Fifty-year-old photo brings Beatle and Sonoman together at last
Charlie Schwartz says it was “the only time I ever cut school in my life.” He was with his best buddy Matt Blender in the student lounge at Fair Lawn High School in Bergen County, New Jersey, when a couple of other guys said, “The Beatles are coming in to JFK. Let’s go find them!”
It was February 1964, and the so-called “Fab Four” were in the United States for the first time as a group for what became an historic appearance on The Ed Sullivan Show. A total of six kids spontaneously piled into a 1961 Chevy Impala convertible to go to the airport – four male seniors, and two female juniors – and were quite surprised when they managed to intersect a motorcade of limousines. They pulled up next to one of them on the Van Wyck Expressway, going about 60 miles an hour.
The window rolled down, and in the back seat of the limo was Ringo Starr. The kids waved and Ringo waved back, trying to carry on a conversation. Then Ringo picked up his ever-present camera and shot a couple pictures.

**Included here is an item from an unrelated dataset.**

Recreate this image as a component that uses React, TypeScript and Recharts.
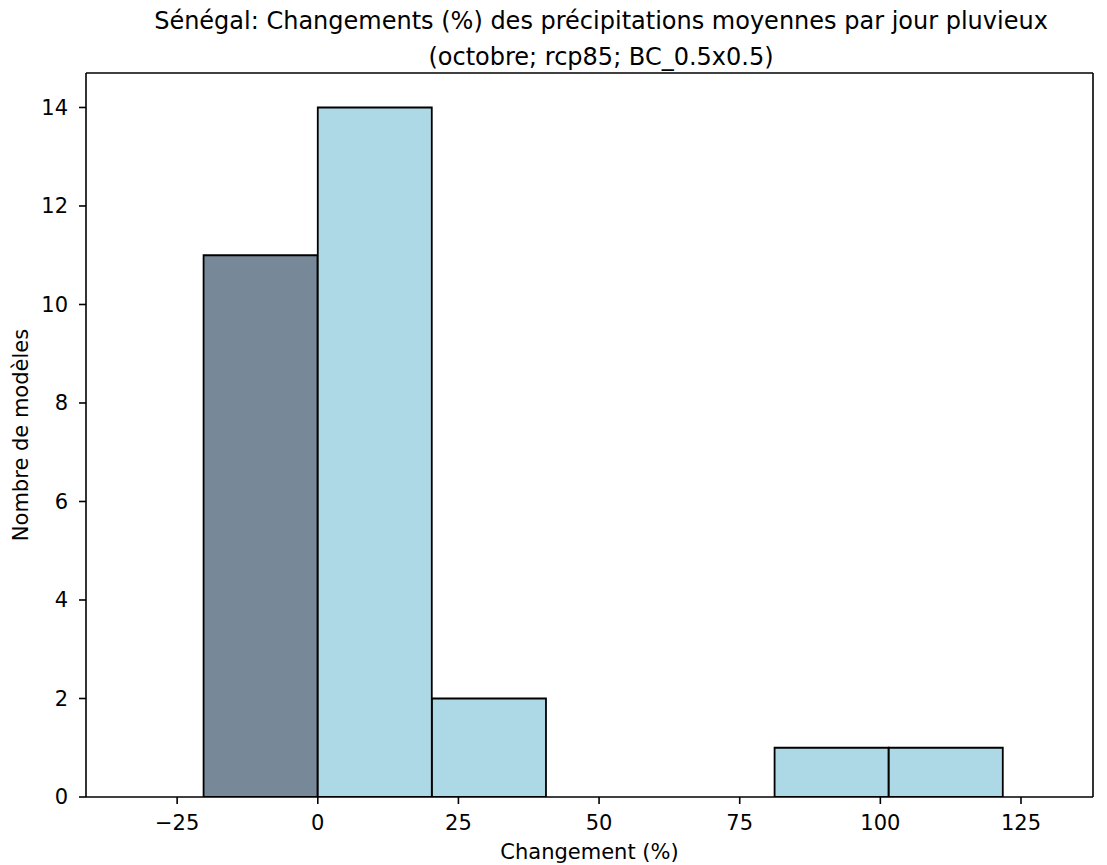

“A day after this whole thing happened,” Schwartz told the Index-Tribune recently, “it was history, I forgot about it.” He went about his life – moved to California, became a bartender in the San Francisco financial district, and married his wife Stacey about 15 years ago when they moved to Sonoma.
He remained a rock music fan – although perhaps surprisingly, perhaps not, “I was a Stones fan. And a huge Grateful Dead fan.”